Me: “Those are facts. They’re statistics. I can look them up and show them to you.”

Sister-in-law: “Well, I don’t think I’d believe it anyway.”

Me: “So what you’re saying is that you’re going to believe whatever the hell you want to believe.”

Sister-in-law: “Yep, I’m going to believe whatever I want to.”

If you’re ever in the position of being a liberal in the South, I suggest just not wasting your time with common sense.


This might be the biggest lesson you take away from being a liberal in the South. Patience is always a virtue, but if you’re a progressive in Dixie, it’s an absolute necessity. This is because, regardless of how liberal you are, you’re going to have family members and longtime friends who are conservative.

If you don’t want to lose these individuals, your well of patience must run deep.
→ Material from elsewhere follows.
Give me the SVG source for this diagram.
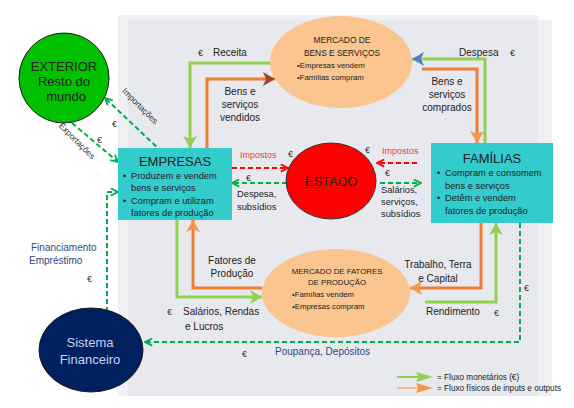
<svg xmlns="http://www.w3.org/2000/svg" width="574" height="408" viewBox="0 0 574 408">
<defs>
<style>
text{font-family:"Liberation Sans",Arial,sans-serif;fill:#222}
.sg{fill:none;stroke:#92d050;stroke-width:3}
.so{fill:none;stroke:#ed7d31;stroke-width:3}
.dg{fill:none;stroke:#00b050;stroke-width:2;stroke-dasharray:5 3}
.dr{fill:none;stroke:#ff0000;stroke-width:2;stroke-dasharray:5 3}
.eu{font-size:9px;fill:#333}
.lb{font-size:10px}
.bl{font-size:9.3px}
.mk{font-size:8.4px}
.mf{font-size:7.8px}
</style>
<marker id="ag" viewBox="0 0 12 14" refX="12" refY="7" markerWidth="12" markerHeight="14" orient="auto" markerUnits="userSpaceOnUse"><path d="M0,0 L12,7 L0,14 L3,7 z" fill="#92d050"/></marker>
<marker id="ao" viewBox="0 0 12 14" refX="12" refY="7" markerWidth="12" markerHeight="14" orient="auto" markerUnits="userSpaceOnUse"><path d="M0,0 L12,7 L0,14 L3,7 z" fill="#f79646"/></marker>
<marker id="ab" viewBox="0 0 12 14" refX="12" refY="7" markerWidth="12" markerHeight="14" orient="auto" markerUnits="userSpaceOnUse"><path d="M0,0 L12,7 L0,14 L3,7 z" fill="#a0462a"/></marker>
<marker id="au" viewBox="0 0 12 14" refX="12" refY="7" markerWidth="12" markerHeight="14" orient="auto" markerUnits="userSpaceOnUse"><path d="M0,0 L12,7 L0,14 L3,7 z" fill="#4f81bd"/></marker>
<marker id="cg" viewBox="0 0 10 10" refX="9" refY="5" markerWidth="9" markerHeight="9" orient="auto" markerUnits="userSpaceOnUse"><path d="M1,1 L9,5 L1,9" fill="none" stroke="#00b050" stroke-width="2"/></marker>
<marker id="cr" viewBox="0 0 10 10" refX="9" refY="5" markerWidth="9" markerHeight="9" orient="auto" markerUnits="userSpaceOnUse"><path d="M1,1 L9,5 L1,9" fill="none" stroke="#ff0000" stroke-width="2"/></marker>
</defs>
<rect width="574" height="408" fill="#ffffff"/>
<rect x="118" y="15" width="420" height="381" fill="#eef0f4"/>
<rect x="128" y="20" width="410" height="376" fill="#e8e9ef"/>
<rect x="538" y="20" width="14" height="376" fill="#eef0f4"/>

<g id="connectors">
<path class="sg" d="M271,63 H190 V148" marker-end="url(#ag)"/>
<path class="so" d="M207,148 V79 H275" marker-end="url(#ab)"/>
<path class="sg" d="M485,143 V59 H412" marker-end="url(#au)"/>
<path class="so" d="M422,69 H477 V143" marker-end="url(#ao)"/>
<path class="sg" d="M425,302 H496 V223" marker-end="url(#ag)"/>
<path class="so" d="M481,223 V288 H410" marker-end="url(#ao)"/>
<path class="so" d="M262,288 H193 V220" marker-end="url(#ao)"/>
<path class="sg" d="M177,220 V297 H262" marker-end="url(#ag)"/>
<path class="dr" d="M232,168 H288" marker-end="url(#cr)"/>
<path class="dg" d="M287,183 H232" marker-end="url(#cg)"/>
<path class="dr" d="M417,163 H377" marker-end="url(#cr)"/>
<path class="dg" d="M380,183 H421" marker-end="url(#cg)"/>
<path class="dg" d="M162,152 L105,98" marker-end="url(#cg)"/>
<path class="dg" d="M72,123 L118,162" marker-end="url(#cg)"/>
<path class="dg" d="M107,312 V192 H118" marker-end="url(#cg)"/>
<path class="dg" d="M520,223 V342 H145" marker-end="url(#cg)"/>
</g>

<g id="exterior">
<circle cx="64" cy="78" r="45" fill="#00c000" stroke="#1a1a1a" stroke-width="1"/>
<text x="64" y="71" text-anchor="middle" font-size="13">EXTERIOR</text>
<text x="64" y="86" text-anchor="middle" font-size="13">Resto do</text>
<text x="66" y="101" text-anchor="middle" font-size="13">mundo</text>
</g>

<g id="mercado-bens">
<ellipse cx="341" cy="62" rx="71" ry="46" fill="#fac58e"/>
<text x="342" y="43" text-anchor="middle" class="mk">MERCADO  DE</text>
<text x="342" y="56" text-anchor="middle" class="mk">BENS E SERVIÇOS</text>
<text x="297" y="68" class="mf">•Empresas vendem</text>
<text x="297" y="80" class="mf">•Famílias compram</text>
</g>

<g id="empresas">
<rect x="118" y="148" width="114" height="72" fill="#33cccc"/>
<text x="175" y="166" text-anchor="middle" font-size="13">EMPRESAS</text>
<text x="123" y="179" class="bl">•</text><text x="131" y="179" class="bl">Produzem  e vendem</text>
<text x="131" y="191" class="bl">bens  e serviços</text>
<text x="123" y="204" class="bl">•</text><text x="131" y="204" class="bl">Compram  e utilizam</text>
<text x="131" y="216" class="bl">fatores de produção</text>
</g>

<g id="estado">
<ellipse cx="331" cy="181" rx="45" ry="38" fill="#ff0000" stroke="#333" stroke-width="1"/>
<text x="331" y="186" text-anchor="middle" font-size="13">ESTADO</text>
</g>

<g id="familias">
<rect x="431" y="143" width="122" height="80" fill="#33cccc"/>
<text x="492" y="163" text-anchor="middle" font-size="13">FAMÍLIAS</text>
<text x="437" y="176" class="bl">•</text><text x="445" y="176" class="bl">Compram  e consomem</text>
<text x="445" y="189" class="bl">bens  e serviços</text>
<text x="437" y="201" class="bl">•</text><text x="445" y="201" class="bl">Detêm  e vendem</text>
<text x="445" y="214" class="bl">fatores de produção</text>
</g>

<g id="mercado-fatores">
<ellipse cx="336" cy="293" rx="74" ry="44" fill="#fac58e"/>
<text x="337" y="274" text-anchor="middle" class="mf">MERCADO  DE FATORES</text>
<text x="337" y="285" text-anchor="middle" class="mf">DE PRODUÇÃO</text>
<text x="292" y="297" class="mf">•Famílias vendem</text>
<text x="292" y="309" class="mf">•Empresas  compram</text>
</g>

<g id="sistema-financeiro">
<ellipse cx="91" cy="350" rx="52" ry="42" fill="#002060" stroke="#1a1a1a" stroke-width="1"/>
<text x="90" y="347" text-anchor="middle" font-size="13" style="fill:#c9d3ea">Sistema</text>
<text x="90" y="364" text-anchor="middle" font-size="13" style="fill:#c9d3ea">Financeiro</text>
</g>

<g id="labels">
<text x="198" y="56" class="eu">€</text>
<text x="213" y="56" class="lb">Receita</text>
<text x="240" y="95" text-anchor="middle" class="lb">Bens e</text>
<text x="240" y="108" text-anchor="middle" class="lb">serviços</text>
<text x="240" y="121" text-anchor="middle" class="lb">vendidos</text>
<text x="459" y="56" class="lb">Despesa</text>
<text x="510" y="56" class="eu">€</text>
<text x="447" y="85" text-anchor="middle" class="lb">Bens e</text>
<text x="447" y="98" text-anchor="middle" class="lb">serviços</text>
<text x="447" y="111" text-anchor="middle" class="lb">comprados</text>
<text x="0" y="0" font-size="8.5" transform="translate(138,108) rotate(45)" text-anchor="middle" style="fill:#333">Importações</text>
<text x="112" y="127" class="eu">€</text>
<text x="0" y="0" font-size="8.5" transform="translate(75,143) rotate(45)" text-anchor="middle" style="fill:#333">Exportações</text>
<text x="97" y="143" class="eu">€</text>
<text x="240" y="158" font-size="9" style="fill:#ff3333">Impostos</text>
<text x="288" y="157" class="eu">€</text>
<text x="246" y="181" class="eu">€</text>
<text x="237" y="197" class="bl">Despesa,</text>
<text x="237" y="210" class="bl">subsídios</text>
<text x="365" y="153" class="eu">€</text>
<text x="382" y="154" font-size="9" style="fill:#ff3333">Impostos</text>
<text x="385" y="176" class="eu">€</text>
<text x="381" y="193" class="bl">Salários,</text>
<text x="381" y="205" class="bl">serviços,</text>
<text x="381" y="217" class="bl">subsídios</text>
<text x="31" y="251" class="lb" style="fill:#2e4a7d">Financiamento</text>
<text x="29" y="264" class="lb" style="fill:#2e4a7d">Empréstimo</text>
<text x="87" y="282" class="eu">€</text>
<text x="232" y="264" text-anchor="middle" class="lb">Fatores de</text>
<text x="232" y="277" text-anchor="middle" class="lb">Produção</text>
<text x="167" y="315" class="eu">€</text>
<text x="183" y="315" class="lb">Salários,  Rendas</text>
<text x="185" y="330" class="lb">e Lucros</text>
<text x="438" y="268" text-anchor="middle" class="lb">Trabalho, Terra</text>
<text x="438" y="282" text-anchor="middle" class="lb">e Capital</text>
<text x="426" y="315" class="lb">Rendimento</text>
<text x="494" y="316" class="eu">€</text>
<text x="524" y="291" class="eu">€</text>
<text x="242" y="357" class="eu">€</text>
<text x="275" y="355" class="lb" style="fill:#2e4a7d">Poupança,  Depósitos</text>
</g>

<g id="legend">
<polygon points="397,376 418,376 416,372 433,377 416,382 418,378 397,378" fill="#92d050"/>
<polygon points="397,387.5 418,387.5 416,383 433,388 416,393 418,388.5 397,388.5" fill="#f79646"/>
<text x="437" y="380" font-size="8.2">= Fluxo monetários (€)</text>
<text x="437" y="391" font-size="8.2">= Fluxo físicos de inputs e outputs</text>
</g>
</svg>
At the age of 30, I am the oldest liberal in my family. This means my mother, older sister and two older brothers are all staunch conservatives. And trust me, we’ve all had discussions on politics. I just go in knowing that nothing is going to change.

Yes, I get some things across to them. In fact, I’m proud to report that my mother now comes to me when she hears something like “Obama didn’t salute the flag” or “They’re going to have death panels.” She asks me whether it’s accurate or not, so I’ve definitely made some headway there.

But if we’re talking about gay marriage, Islam or religion in general, I can guarantee you that they won’t be swayed. And because of this, you have to have patience. Without it, you’ll say things that you’ll later regret, and you’ll end up losing people or damaging relationships that literally mean the world to you.

In the end, being right simply isn’t enough incentive to lose the ones you love.


And that’s it, people. Now you have some inkling of what it’s like growing up liberal in the South. It’s not a cakewalk, but you definitely emerge a more in-depth and understanding person for it. Being a progressive in the South isn’t the most ideal existence, but without those who live this day-to-day life, there would be no hope for change down in this neck of the woods.